Mega Millions jackpot hits $400M


Associated Press

DES MOINES, Iowa

Outshined by massive jackpots since Powerball doubled the cost of its tickets last year, Mega Millions enacted big changes to inflate its jackpots and lure customers who play only when the pots get huge — and the revamp appears to be working.

The Mega Millions jackpot for tonight’s drawing is an estimated $400 million. It is the second-largest Mega Millions jackpot ever, trailing only a $656 million jackpot won in March 2012, and the fifth-largest lottery jackpot of any kind in U.S. history.

Whereas Powerball jackpots started ballooning more quickly after the game increased its ticket price in January 2012 from $1 to $2, Mega Millions operators kept the price of a ticket at $1. But in October, Mega Millions significantly lowered the odds of winning the jackpot, thereby increasing the chances of its rolling over.

The current jackpot has rolled over 20 times without a winner.

“The revamp has given us a game that has a better chance of rolling and growing more quickly,” said Paula Otto, the Virginia Lottery’s executive director and Mega Millions’ lead director. “There’s some things we can control, there’s some things that we can’t control. Of the things we can control, those changes seem to be working.”

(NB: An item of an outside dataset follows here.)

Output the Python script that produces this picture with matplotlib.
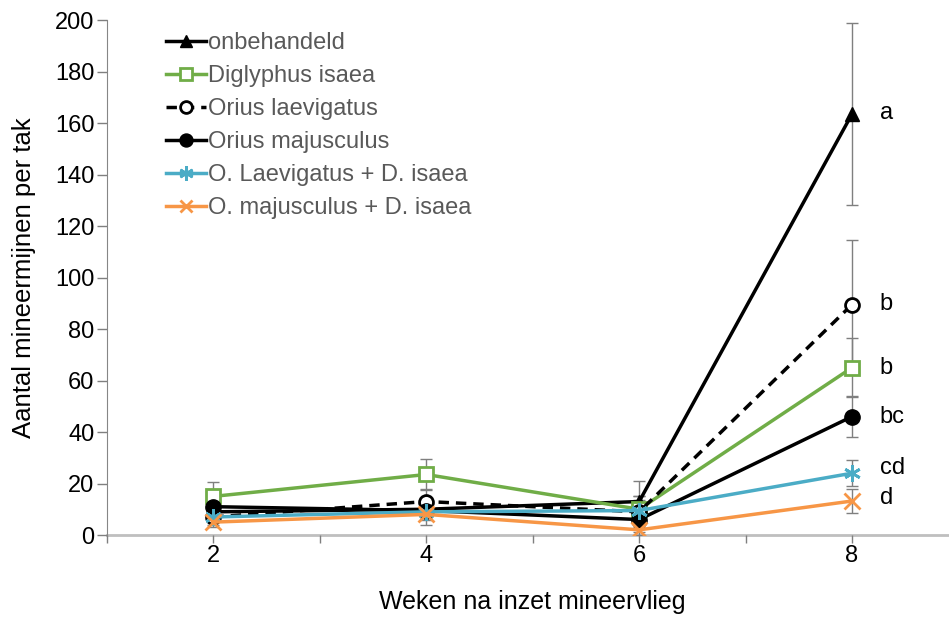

Though Mega Millions remains $1 a ticket, five of the six numbers needed for a jackpot win now range from 1 to 75, instead of the previous 1 to 56. The sixth number, which is the gold Mega Millions ball, is now from 1 to 15 in the revamp, instead of 1 to 46. The changes decreased the odds of winning the Mega Millions jackpot from about 1 in 176 million, which is nearly the odds of winning Powerball’s jackpot, to roughly 1 in 259 million.